Stephen Schuurman, Owner and Cider maker​, Winchester Ciderworks​ — Winchester​, Virginia

BREWER: How have recent challenges in your position helped make you better? What were those “pain points” and how did you solve or adjust to the issue?
SCHUURMAN: We have just moved to a bigger premise in the same county and the challenges of getting new permits, zoning challenges, change of use, new licensing shows what an overregulated industry we are and that the wheels of local government turn slowly and not always in a helpful way.

BREWER: What has been your cidery’s most recent accomplishment and how is it going to improve your business going forward?
SCHUURMAN: Since employing a dedicated sales team, with a national accounts manager as well, our sales have gone from strength to strength. We are also in the midst of the buildout of our new tasting room/restaurant in downtown Winchester. At a time when investments in sales staff have been lessening, we have added to ours in order to push the word to as many consumers as possible. We are also in the final stages of shooting a commercial to air on TV and streaming channels.

BREWER: How did you start in the industry and why do you still want to be a part of it?
SCHUURMAN: After moving from the UK for my former job, I saw the opportunity back in 2012, to make some drier ciders which I was used to drinking back in my homeland. I have continued to do so in our 12 years of operation. Back then there were very few choices outside the sweet, mainstream ciders.

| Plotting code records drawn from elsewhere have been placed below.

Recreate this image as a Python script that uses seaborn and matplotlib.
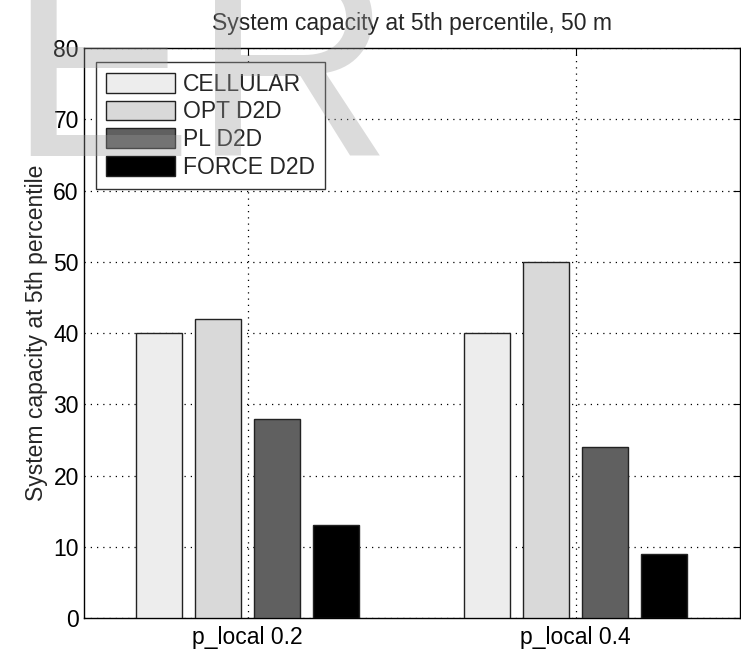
import pandas as pd
import matplotlib.pyplot as plt
import seaborn as sns

# values
groups = ['p_local 0.2', 'p_local 0.4']
schemes = ['CELLULAR', 'OPT D2D', 'PL D2D', 'FORCE D2D']
cellular = [40, 40]
opt_d2d = [42, 50]
pl_d2d = [28, 24]
force_d2d = [13, 9]
colors = ['#ededed', '#d9d9d9', '#606060', '#000000']
yticks = [0, 10, 20, 30, 40, 50, 60, 70, 80]

rows = []
for name, vals in zip(schemes, [cellular, opt_d2d, pl_d2d, force_d2d]):
    for g, v in zip(groups, vals):
        rows.append({'group': g, 'scheme': name, 'value': v})
df = pd.DataFrame(rows)

sns.set_style('white')
plt.rcParams['font.family'] = ['Liberation Sans', 'DejaVu Sans']

fig = plt.figure(figsize=(7.41, 6.52), dpi=100)
ax = fig.add_axes([0.113, 0.052, 0.885, 0.874])

sns.barplot(data=df, x='group', y='value', hue='scheme', order=groups,
            hue_order=schemes, palette=colors, width=0.72, gap=0.22,
            edgecolor='#222222', linewidth=1.0, ax=ax, zorder=3)

ax.set_xlim(-0.5, 1.5)
ax.set_ylim(0, 80)
ax.set_yticks(yticks)
ax.set_xlabel('')
ax.set_ylabel('System capacity at 5th percentile', fontsize=16.5, labelpad=4)
ax.set_title('System capacity at 5th percentile, 50 m', fontsize=16.5, pad=13)
ax.tick_params(axis='both', direction='in', top=True, right=True,
               length=5, labelsize=16.5, colors='black')
ax.tick_params(axis='x', pad=6)
ax.grid(True, linestyle=(0, (1, 4)), color='black', linewidth=0.9, zorder=1)
for s in ax.spines.values():
    s.set_visible(True)
    s.set_color('black')
    s.set_linewidth(1.0)

leg = ax.legend(loc='upper left', bbox_to_anchor=(0.018, 0.975), borderaxespad=0,
                fontsize=16.5, frameon=True, fancybox=False, framealpha=1,
                edgecolor='#333333', handlelength=3.0, handleheight=0.95,
                labelspacing=0.2, handletextpad=0.35, borderpad=0.45)
leg.get_frame().set_linewidth(1.0)
leg.set_zorder(5)

# light watermark letters at top left
fig.text(0.01, 0.76, 'ER', fontsize=200, color='#999999', alpha=0.35,
         ha='left', va='baseline', zorder=10)

plt.savefig('out.png', dpi=100)
plt.close()
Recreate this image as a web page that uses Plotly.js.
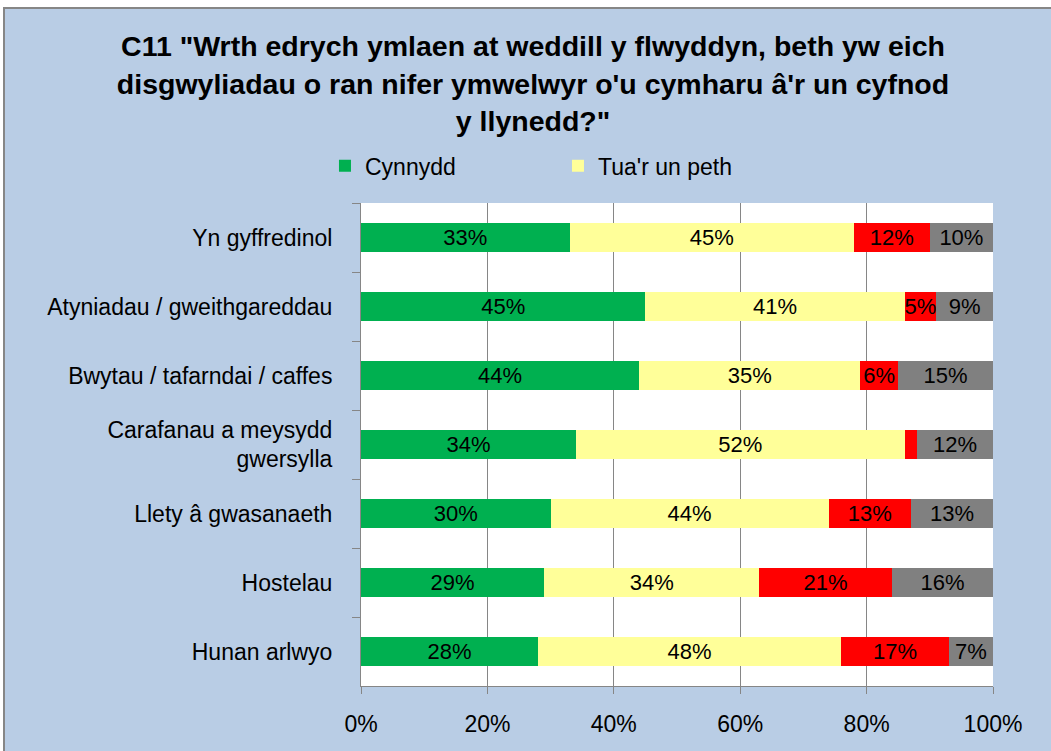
<!DOCTYPE html>
<html>
<head>
<meta charset="utf-8">
<script src="https://cdn.plot.ly/plotly-3.0.1.min.js"></script>
<style>
html,body{margin:0;padding:0;background:#ffffff;width:1051px;height:751px;overflow:hidden;}
#wrap{position:absolute;left:3px;top:7px;width:1048px;height:744px;border-left:2px solid #868686;border-top:2px solid #868686;box-sizing:border-box;overflow:hidden;background:#b9cde5;}
#chart{position:absolute;left:0;top:0;width:1046px;height:742px;}
</style>
</head>
<body>
<div id="wrap"><div id="chart"></div></div>
<script>
const categories = [
  "Yn gyffredinol",
  "Atyniadau / gweithgareddau",
  "Bwytau / tafarndai / caffes",
  "Carafanau a meysydd<br>gwersylla",
  "Llety â gwasanaeth",
  "Hostelau",
  "Hunan arlwyo"
];
const seriesNames = ["Cynnydd", "Tua'r un peth", "Gostyngiad", "Ddim yn gwybod"];
const cynnydd      = [33, 45, 44, 34, 30, 29, 28];
const tuaUnPeth    = [45, 41, 35, 52, 44, 34, 48];
const gostyngiad   = [12, 5, 6, 2, 13, 21, 17];
const ddimGwybod   = [10, 9, 15, 12, 13, 16, 7];
const tickValues   = [0, 0.2, 0.4, 0.6, 0.8, 1.0];
const tickLabels   = ["0%", "20%", "40%", "60%", "80%", "100%"];

const colors = ["#00b050", "#ffff99", "#ff0000", "#808080"];
const allSeries = [cynnydd, tuaUnPeth, gostyngiad, ddimGwybod];
const FONT = "Liberation Sans, Arial, sans-serif";

const traces = allSeries.map((vals, i) => ({
  type: "bar",
  orientation: "h",
  name: seriesNames[i],
  y: categories,
  x: vals.map(v => v / 100),
  text: vals.map(v => (v >= 3 ? v + "%" : "")),
  textposition: "inside",
  insidetextanchor: "middle",
  constraintext: "none",
  textfont: {family: FONT, size: 22, color: "#000000"},
  marker: {color: colors[i], line: {width: 0}},
  showlegend: i < 2,
  hoverinfo: "name+x"
}));

const layout = {
  width: 1046,
  height: 742,
  paper_bgcolor: "#b9cde5",
  plot_bgcolor: "#ffffff",
  margin: {l: 356, r: 58, t: 194, b: 65, pad: 0},
  barmode: "stack",
  bargap: 0.59,
  font: {family: FONT, size: 23, color: "#000000"},
  title: {
    text: "<b>C11 \"Wrth edrych ymlaen at weddill y flwyddyn, beth yw eich<br>disgwyliadau o ran nifer ymwelwyr o'u cymharu â'r un cyfnod<br>y llynedd?\"</b>",
    font: {family: FONT, size: 28.5, color: "#000000"},
    x: 0.5048, xref: "container", xanchor: "center",
    y: 0.936, yref: "container", yanchor: "top"
  },
  legend: {
    orientation: "h",
    x: -0.057, xanchor: "left",
    y: 1.077, yanchor: "middle",
    font: {family: FONT, size: 23, color: "#000000"},
    bgcolor: "rgba(0,0,0,0)",
    entrywidth: 188,
    traceorder: "normal"
  },
  xaxis: {
    range: [0, 1],
    tickvals: tickValues,
    ticktext: tickLabels,
    showgrid: true,
    gridcolor: "#868686",
    gridwidth: 1,
    ticks: "outside",
    ticklen: 7,
    tickcolor: "#868686",
    showline: true,
    linecolor: "#868686",
    linewidth: 1,
    zeroline: false,
    ticklabelstandoff: 10,
    tickfont: {family: FONT, size: 23, color: "#000000"},
    fixedrange: true
  },
  yaxis: {
    type: "category",
    autorange: "reversed",
    ticks: "outside",
    tickson: "boundaries",
    ticklen: 8,
    tickcolor: "#868686",
    showline: true,
    linecolor: "#868686",
    linewidth: 1,
    showgrid: false,
    ticklabelstandoff: 23,
    tickfont: {family: FONT, size: 23, color: "#000000"},
    fixedrange: true
  }
};

Plotly.newPlot("chart", traces, layout, {displayModeBar: false, staticPlot: true});
</script>
</body>
</html>
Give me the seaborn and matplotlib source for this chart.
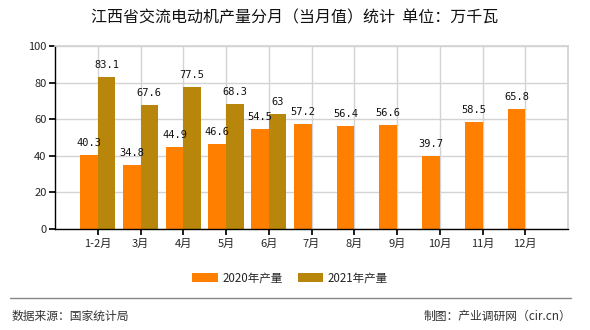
import matplotlib
matplotlib.use("Agg")
import matplotlib.pyplot as plt
import seaborn as sns
import pandas as pd
import numpy as np
from matplotlib.patches import Patch
from matplotlib.lines import Line2D

months = ["1-2月", "3月", "4月", "5月", "6月", "7月", "8月", "9月", "10月", "11月", "12月"]
prod_2020 = [40.3, 34.8, 44.9, 46.6, 54.5, 57.2, 56.4, 56.6, 39.7, 58.5, 65.8]
prod_2021 = [83.1, 67.6, 77.5, 68.3, 63, None, None, None, None, None, None]
series_names = ["2020年产量", "2021年产量"]
colors = ["#FF8000", "#B8860B"]
title = "江西省交流电动机产量分月（当月值）统计  单位：万千瓦"
source = "数据来源：国家统计局"
credit = "制图：产业调研网（cir.cn）"
y_ticks = [0, 20, 40, 60, 80, 100]

sns.set_theme(style="white")
plt.rcParams['font.family'] = ['Noto Sans CJK SC', 'DejaVu Sans']

df = pd.DataFrame({
    "month": months * 2,
    "value": [np.nan if v is None else v for v in prod_2020 + prod_2021],
    "series": [series_names[0]] * len(months) + [series_names[1]] * len(months),
}).dropna()

fig = plt.figure(figsize=(5.9, 3.3), dpi=100)
ax = fig.add_axes([55 / 590, 1 - 229 / 330, 513 / 590, 183 / 330])

sns.barplot(data=df, x="month", y="value", hue="series", order=months,
            hue_order=series_names, palette=colors, width=0.82, saturation=1,
            ax=ax, legend=False, errorbar=None, linewidth=0, edgecolor="none")

for cont in ax.containers:
    ax.bar_label(cont, fmt=lambda v: f"{v:g}", padding=5, fontsize=7.5,
                 family="DejaVu Sans Mono", color="#111111")

ax.set_xlim(-1, len(months))
ax.set_ylim(0, 100)
ax.set_yticks(y_ticks)
ax.set_xlabel("")
ax.set_ylabel("")
ax.set_xticks(range(len(months)))
ax.set_xticklabels(months, fontsize=8)
ax.tick_params(axis="y", labelsize=8, length=4, color="black", direction="out", left=True, pad=2)
ax.tick_params(axis="x", length=4, color="black", direction="out", bottom=True, pad=3)
ax.grid(True, color="#d3d3d3", linewidth=1)
ax.set_axisbelow(True)
for s in ["top", "right"]:
    ax.spines[s].set_color("#d3d3d3")
for s in ["left", "bottom"]:
    ax.spines[s].set_color("black")
    ax.spines[s].set_linewidth(1)

handles = [Patch(facecolor=c, edgecolor="none") for c in colors]
fig.legend(handles, series_names, loc="center", bbox_to_anchor=(290 / 590, 1 - 278 / 330),
           ncol=2, frameon=False, fontsize=8.3, handlelength=2.2, handleheight=0.8,
           columnspacing=1.3, handletextpad=0.4)

fig.text(0.5, 1 - 18 / 330, title, ha="center", va="center", fontsize=11.5, color="#111111")
fig.add_artist(Line2D([10 / 590, 571 / 590], [1 - 298 / 330] * 2, color="#888888", linewidth=1))
fig.text(12 / 590, 1 - 316 / 330, source, ha="left", va="center", fontsize=8.5, color="#333333")
fig.text(571 / 590, 1 - 316 / 330, credit, ha="right", va="center", fontsize=8.5, color="#333333")

fig.savefig("out.png", dpi=100)
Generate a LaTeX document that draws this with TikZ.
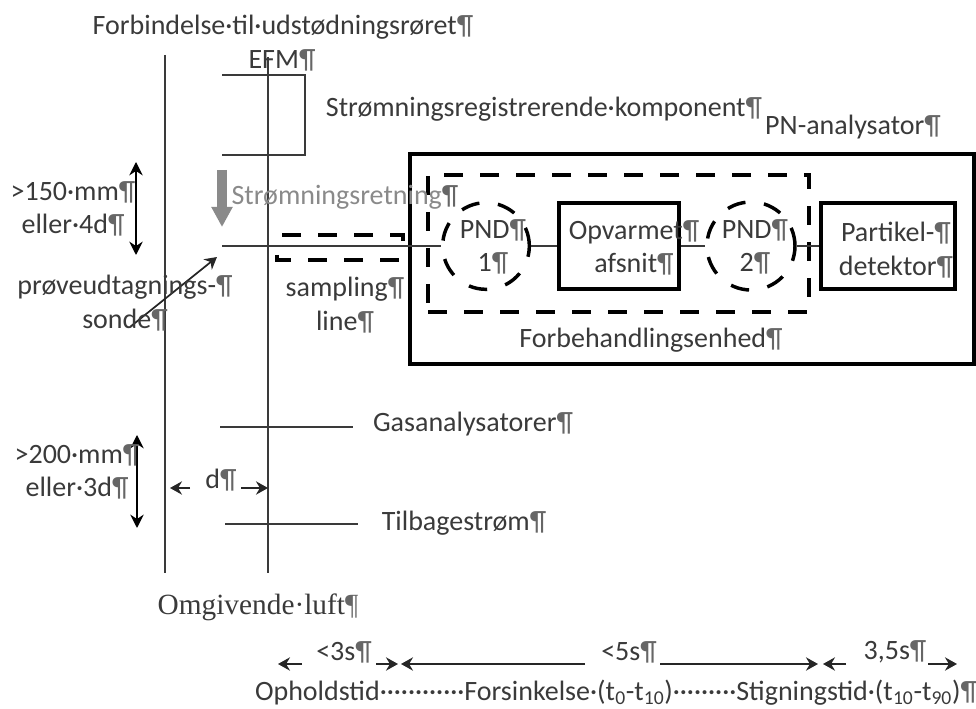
\documentclass[tikz,border=0pt]{standalone}
\usepackage{fontspec}
\setmainfont{Carlito}
\newfontfamily\serifface{Liberation Serif}
\usepackage{tikz}
\usetikzlibrary{shapes, positioning, arrows.meta}
\definecolor{inkgray}{HTML}{3A3A3A}
\definecolor{flowgray}{HTML}{8A8A8A}
\newcommand{\pil}{\textcolor{black!60}{¶}}

\begin{document}
\begin{tikzpicture}[
                x=0.75pt, y=-0.75pt,
                lbl/.style={inner sep=0pt, align=center, text=inkgray, font=\fontsize{21}{25}\selectfont},
                pipe/.style={draw=inkgray, line width=1.2pt},
                sidearrow/.style={draw=black, line width=1.1pt, {Stealth[length=10pt,width=10pt]}-{Stealth[length=10pt,width=10pt]}},
                oneway/.style={draw=black!85, line width=1.3pt, -{Stealth[length=9pt,width=10pt]}},
                solidbox/.style={draw=black, line width=2.8pt, rectangle, inner sep=0pt},
                dashbox/.style={draw=black, line width=2.6pt, dash pattern=on 14pt off 13pt, rectangle, inner sep=0pt},
                dashcirc/.style={draw=black, line width=2.6pt, dash pattern=on 14pt off 14pt, circle, inner sep=0pt, minimum size=65pt}
            ]
            \useasboundingbox (0,0) rectangle (976,709);

            % pipe walls
            \coordinate (walltop) at (165,55);
            \coordinate (wallbot) at (165,573);
            \coordinate (innertop) at (268,57);
            \coordinate (innerbot) at (268,573);
            \draw[pipe] (walltop) -- (wallbot);
            \draw[pipe] (innertop) -- (innerbot);

            % EFM bracket
            \coordinate (efma) at (222,75);
            \coordinate (efmb) at (305,75);
            \coordinate (efmc) at (305,155);
            \coordinate (efmd) at (222,155);
            \draw[pipe] (efma) -- (efmb) -- (efmc) -- (efmd);

            % analyser boxes
            \node[solidbox, minimum width=423pt, minimum height=157.5pt] (pnbox) at (692,259) {};
            \node[dashbox, minimum width=285.75pt, minimum height=102.75pt] (prebox) at (618.5,243.5) {};
            \node[dashcirc] (pnda) at (486,246) {};
            \node[solidbox, minimum width=90pt, minimum height=64.5pt] (heater) at (619,246) {};
            \node[dashcirc, minimum size=66pt] (pndb) at (751,246) {};
            \node[solidbox, minimum width=100.5pt, minimum height=64.5pt] (detector) at (888,246) {};

            % sampling line
            \coordinate (probe) at (222,246);
            \draw[pipe] (probe) -- (pnda.west);
            \draw[pipe] (pnda.east) -- (heater.west);
            \draw[pipe] (heater.east) -- (pndb.west);
            \draw[pipe] (pndb.east) -- (detector.west);
            \coordinate (sla) at (403,241);
            \coordinate (slb) at (277,235);
            \coordinate (slc) at (277,255);
            \coordinate (sld) at (405,260);
            \draw[line width=2.6pt, dash pattern=on 14pt off 13pt] (sla) |- (slb);
            \draw[line width=2.6pt, dash pattern=on 14pt off 13pt] (slc) |- (sld);

            % other taps
            \coordinate (gasa) at (220,427);
            \coordinate (gasb) at (353,427);
            \coordinate (backa) at (225,524);
            \coordinate (backb) at (358,524);
            \draw[pipe] (gasa) -- (gasb);
            \draw[pipe] (backa) -- (backb);

            % arrows
            \coordinate (upa) at (136,162);
            \coordinate (upb) at (136,255);
            \draw[sidearrow] (upa) -- (upb);
            \coordinate (loa) at (137,435);
            \coordinate (lob) at (137,528);
            \draw[sidearrow] (loa) -- (lob);
            \coordinate (flowa) at (222,170);
            \coordinate (flowb) at (222,227);
            \draw[draw=flowgray, line width=7.5pt, -{Triangle[length=15pt,width=15pt]}] (flowa) -- (flowb);
            \coordinate (sondea) at (130,327);
            \coordinate (sondeb) at (217,257);
            \draw[oneway] (sondea) -- (sondeb);
            \coordinate (da) at (190,488);
            \coordinate (db) at (170,488);
            \coordinate (dc) at (241,488);
            \coordinate (dd) at (268,488);
            \draw[oneway] (da) -- (db);
            \draw[oneway] (dc) -- (dd);

            % time arrows
            \coordinate (ta) at (302,664);
            \coordinate (tb) at (278,664);
            \coordinate (tc) at (376,664);
            \coordinate (td) at (398,664);
            \coordinate (te) at (585,664);
            \coordinate (tf) at (401,664);
            \coordinate (tg) at (660,664);
            \coordinate (th) at (818,664);
            \coordinate (ti) at (846,664);
            \coordinate (tj) at (823,664);
            \coordinate (tk) at (928,664);
            \coordinate (tl) at (957,664);
            \draw[oneway] (ta) -- (tb);
            \draw[oneway] (tc) -- (td);
            \draw[oneway] (te) -- (tf);
            \draw[oneway] (tg) -- (th);
            \draw[oneway] (ti) -- (tj);
            \draw[oneway] (tk) -- (tl);

            % labels
            \node[lbl] (exhaust) at (283,27) {Forbindelse·til·udstødningsrøret\pil};
            \node[lbl] (efm) at (282,60) {EFM\pil};
            \node[lbl] (flowrec) at (544,109) {Strømningsregistrerende·komponent\pil};
            \node[lbl] (pnname) at (853,127) {PN-analysator\pil};
            \node[lbl] (upper) at (73,209) {>150·mm\pil\\eller·4d\pil};
            \node[lbl, text=flowgray] (flowdir) at (345,197) {Strømningsretning\pil};
            \node[lbl] (sonde) at (125,303) {prøveudtagnings-\pil\\sonde\pil};
            \node[lbl] (sampling) at (345,305) {sampling\pil\\line\pil};
            \node[lbl] at (493,247) {PND\pil\\1\pil};
            \node[lbl] at (634,248) {Opvarmet\pil\\afsnit\pil};
            \node[lbl] at (755,247) {PND\pil\\2\pil};
            \node[lbl] at (896,250) {Partikel-\pil\\detektor\pil};
            \node[lbl] (pretreat) at (651,340) {Forbehandlingsenhed\pil};
            \node[lbl] (gas) at (473,424) {Gasanalysatorer\pil};
            \node[lbl] (back) at (464,523) {Tilbagestrøm\pil};
            \node[lbl] (lower) at (77,472) {>200·mm\pil\\eller·3d\pil};
            \node[lbl] (dlabel) at (221,480) {d\pil};
            \node[lbl, font=\serifface\fontsize{22}{25}\selectfont] (ambient) at (258,607) {Omgivende·luft\pil};
            \node[lbl] (tthree) at (344,652) {<3s\pil};
            \node[lbl] (tfive) at (629,652) {<5s\pil};
            \node[lbl] (trise) at (895,652) {3,5s\pil};
            \node[lbl] (times) at (616,693) {Opholdstid············Forsinkelse·(t\textsubscript{0}-t\textsubscript{10})·········Stigningstid·(t\textsubscript{10}-t\textsubscript{90})\pil};
        \end{tikzpicture}
\end{document}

We wanted to buck the trend and are still trying to do so.

BREWER: What are you sippin’ on right now from your cidery that you really enjoy?
SCHUURMAN: For warmer weather it is our Dandy Shandy. Naturally fermented and aged six months, before blending with some honey and lemon. It makes the perfect hot-weather cider.

BREWER: Be it in styles, ingredients, production ideas or sales & marketing techniques, what are some recent industry trends that you’ve tried or are excited about trying this year?
SCHUURMAN: We are excited to start running our commercials on TV and streaming platforms. We want to make them amusing and to spread the word of our ciders, styles and company ethos to a wider audience.

READ MORE: Cider Corner: 4 Ways to Zero in On 2024

BREWER: What are some adaptations to business practices in the industry that you’ve observed over these past few years, and how has your cidery adjusted to stay competitive?
SCHUURMAN: We have noticed a cut down in distribution and a business model of bringing more people to a dedicated tasting room. We are contracting our distribution into a core set of states which we can give more time and attention to as well as building our first (of five hopefully) dedicated tasting room and restaurant in downtown locations in Virginia.